Однажды утром, ранее обыкновенного часа, в который вставала Людовика, ее разбудил голос Эммы.

Женщина тормошила ее за руку. Она открыла глаза, увидела перед собою веселое лицо Эммы и услыхала:

– Генрих приехал. Прискакал поутру. В сумерки или к вечеру будет граф.

Людовика вскочила с постели, обняла Эмму и расцеловала ее. Тотчас оделась она и упросила Эмму тайно, тихонько от всех позвать любимого курьера отца к себе.

Эмма затруднялась, что скажет графиня, если узнает.

– Ничего, я беру все на себя.

И Людовика весело объяснила Эмме, что времена переменились, что она уже не хочет соблюдать разные мелочи и не боится нарушить церемониал их обыденной жизни.

– Ну, рассердится, если узнает, что ж из этого! – смеялась Людовика. – Ведь через месяц или два я буду замужем, меня уже здесь не будет, я сама буду хозяйкой.

Эмма сообразила, что действительно обстоятельства переменились за последнее время, что молодая девушка может, не боясь, позволить себе некоторые капризы.
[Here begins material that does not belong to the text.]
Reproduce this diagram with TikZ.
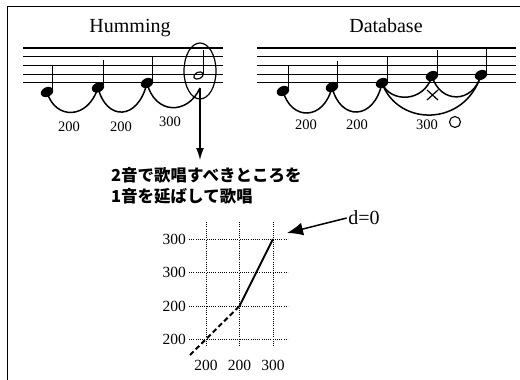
\documentclass[tikz,border=0pt]{standalone}
\usepackage{fontspec}
\setmainfont{Liberation Serif}
\newfontfamily\jpfont{Noto Sans CJK JP}
\usetikzlibrary{arrows.meta,shapes.geometric}

\begin{document}
\begin{tikzpicture}[x=1pt,y=-1pt,
  staffline/.style={line width=1.2pt},
  notehead/.style={ellipse, fill=black, minimum width=13pt, minimum height=9.5pt, inner sep=0pt, rotate=25},
  openhead/.style={ellipse, draw, line width=1.2pt, minimum width=10pt, minimum height=6.5pt, inner sep=0pt, rotate=25},
  stemline/.style={line width=1.1pt},
  tie/.style={line width=1.5pt},
  title/.style={font=\fontsize{20}{22}\selectfont, inner sep=0pt},
  interval/.style={font=\fontsize{14.5}{16}\selectfont, inner sep=0pt},
  axislbl/.style={font=\fontsize{15.5}{17}\selectfont, inner sep=0pt},
  jptext/.style={font=\jpfont\bfseries\fontsize{16.5}{18}\selectfont, inner sep=0pt},
  gridline/.style={line width=0.7pt, dash pattern=on 0.8pt off 1.4pt},
  pointer/.style={line width=1.3pt, -{Latex[length=12pt,width=8pt]}},
]
\useasboundingbox (0,0) rectangle (520,380);

% frame edges
\draw[line width=1pt] (7,380) -- (7,6) -- (520,6);

% titles
\node[title, anchor=base] (thum) at (130,32) {Humming};
\node[title, anchor=base] (tdb) at (386,32) {Database};

% staves
\foreach \y in {48,56.7,65.4,74.1,82.8} {
  \draw[staffline] (23,\y) -- (223,\y);
  \draw[staffline] (257,\y) -- (516,\y);
}

% ---- hummed melody ----
\node[notehead] (h1) at (47,92) {};
\node[notehead] (h2) at (98,87.5) {};
\node[notehead] (h3) at (147,83) {};
\foreach \n in {h1,h2,h3}
  \draw[stemline] ([shift={(5.6,-1.4)}]\n.center) -- ++(0,-26);

% long note in its ellipse
\node[ellipse, draw, line width=1.2pt, minimum width=32pt, minimum height=56pt, inner sep=0pt] (hum) at (200,71) {};
\node[openhead] (h4) at (198.5,75.5) {};
\draw[stemline] ([shift={(4.6,-1)}]h4.center) -- (203.1,50);
\coordinate (hend) at (200,88);

\draw[tie] (h1.center) .. controls (55,120) and (88,120) .. (h2.center);
\draw[tie] (h2.center) .. controls (106,121) and (138,121) .. (h3.center);
\draw[tie] (h3.center) .. controls (155,115) and (188,115) .. (hend);

\node[interval] (hi1) at (69,127) {200};
\node[interval] (hi2) at (121,127) {200};
\node[interval] (hi3) at (170,122) {300};

% ---- database melody ----
\node[notehead] (d1) at (283,91) {};
\node[notehead] (d2) at (332,87) {};
\node[notehead] (d3) at (382,83) {};
\node[notehead] (d4) at (432,76) {};
\node[notehead] (d5) at (481,75) {};
\foreach \n in {d1,d2,d3,d4,d5}
  \draw[stemline] ([shift={(5.6,-1.4)}]\n.center) -- ++(0,-25);

\draw[tie] (d1.center) .. controls (291,121) and (324,121) .. (d2.center);
\draw[tie] (d2.center) .. controls (340,121) and (374,121) .. (d3.center);
\draw[tie] (d3.center) .. controls (390,103) and (424,103) .. (d4.center);
\draw[tie] (d4.center) .. controls (440,104) and (473,104) .. (d5.center);
\draw[tie] (d3.center) .. controls (398,127) and (465,127) .. (d5.center);

% rejected and accepted paths
\coordinate (xm) at (432.5,95);
\draw[line width=1.2pt] ([shift={(-5.5,-5)}]xm) -- ([shift={(5.5,5)}]xm)
                        ([shift={(-5.5,5)}]xm) -- ([shift={(5.5,-5)}]xm);
\node[interval] (di1) at (306,125) {200};
\node[interval] (di2) at (357,125) {200};
\node[interval] (di3) at (427,125) {300};
\node[circle, draw, line width=1.1pt, minimum size=11pt, inner sep=0pt] (ok) at (455,122) {};

% ---- annotation ----
\coordinate (ptr) at (200,160);
\draw[pointer] (hend) -- (ptr);
\node[jptext, anchor=base west] (jp1) at (111,181.5) {2音で歌唱すべきところを};
\node[jptext, anchor=base west] (jp2) at (111,202) {1音を延ばして歌唱};

% ---- DP chart ----
\foreach \x in {206,239.5,273}
  \draw[gridline] (\x,222) -- (\x,346);
\foreach \y in {239,272.5,306,339}
  \draw[gridline] (189,\y) -- (288,\y);

\node[axislbl, anchor=east] (y1) at (186,239) {300};
\node[axislbl, anchor=east] (y2) at (186,272.5) {300};
\node[axislbl, anchor=east] (y3) at (186,306) {200};
\node[axislbl, anchor=east] (y4) at (186,339) {200};
\node[axislbl] (x1) at (206,365) {200};
\node[axislbl] (x2) at (239.5,365) {200};
\node[axislbl] (x3) at (273,365) {300};

\draw[line width=2pt, dash pattern=on 5pt off 3pt] (190,355) -- (239.5,306);
\draw[line width=1.8pt] (239.5,306) -- (273,239);

\node[font=\fontsize{20}{22}\selectfont, inner sep=1.5pt] (d0) at (364,218) {d=0};
\coordinate (end) at (287,233);
\draw[line width=1.5pt, -{Latex[length=16pt,width=13pt]}] (d0.west) -- (end);
\end{tikzpicture}
\end{document}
А главное, Эмма понимала, что после свадьбы своей молодой барышни она, конечно, поедет за ней, покинет этот замок и старую графиню, следовательно, ей нечего бояться навлечь на себя теперь ее гнев.

Через полчаса явился красивый молодой малый с золотистыми волосами, добрыми синими глазами, который во всех путешествиях графа исполнял должность скорохода или передового курьера, готовил почтовых лошадей и расплачивался.

Генрих не мог сообщить молодой барышне ничего особенного, а о том, что он мог бы сказать ей интересного, конечно, он умолчал из боязни навлечь на себя гнев графа, который ненавидел болтунов.

Людовика узнала от скорохода, что отец здоров, очень весел, что таким веселым никогда еще никто не видал его, что он помолодел на десять лет. Какое было последнее местопребывание графа и откуда он двинулся прямо домой, Генрих, смущаясь, отказался объяснить. В этом и был весь секрет или сюрприз, который готовился молодой девушке.

Во всяком случае, Людовика догадалась, что ее будущая резиденция довольно далека от их замка, быть может, близ границы Франции, потому что Генрих проболтался только в одном. Он сказал, что в обратный путь граф приказал ехать с особенной быстротой, чтобы быть скорее дома, и что поэтому им пришлось делать по нескольку миль или по триста верст в сутки. Да и то в одном городке граф настиг его и приехал в ту минуту, когда Генрих выезжал далее; а по обыкновению он заготавливал все и ехал впереди, по крайней мере, на десятичасовом расстоянии.

– Но верно ли приедет сегодня граф?

– Непременно, – ответил Генрих.

– Но ведь вы ни сегодня, ни вчера его не видали. Вы были все впереди?

– Я вам отвечаю за это головой. – И Генрих даже как-то удивился.

Он так хорошо знал и свою аккуратность, и точность всех действий графа, что ему даже странно казалось, как можно предполагать и сомневаться, что барин не будет в замке так, как он сказал, то есть в сумерки или вечером.

– Но ведь могло что-нибудь случиться? Могла сломаться карета, – возражала Людовика.

– Тогда граф пересядет в фургон и будет продолжать путь.

– Болезнь, – говорила Людовика, не зная, что придумать, и внутренне радуясь той уверенности, которая была на лице и в ответах скорохода.

– Болезнь менее чем когда-либо, – усмехнулся Генрих. – Граф чувствовал себя перед отъездом лучше, чем когда-либо. А если бы какое нездоровье могло случиться, то, конечно, это не помешает ему скакать домой. Повторяю вам, что мы никогда так не мчались, как в этот раз.

Дав скороходу два червонца, Людовика села у окна, из которого видна была дорога, и объявила, что она до вечера не отойдет от него ни на шаг. Вместе с этим она решилась, не спуская глаз с дороги, на особенно смелый поступок, который шел вразрез с обычаем дома.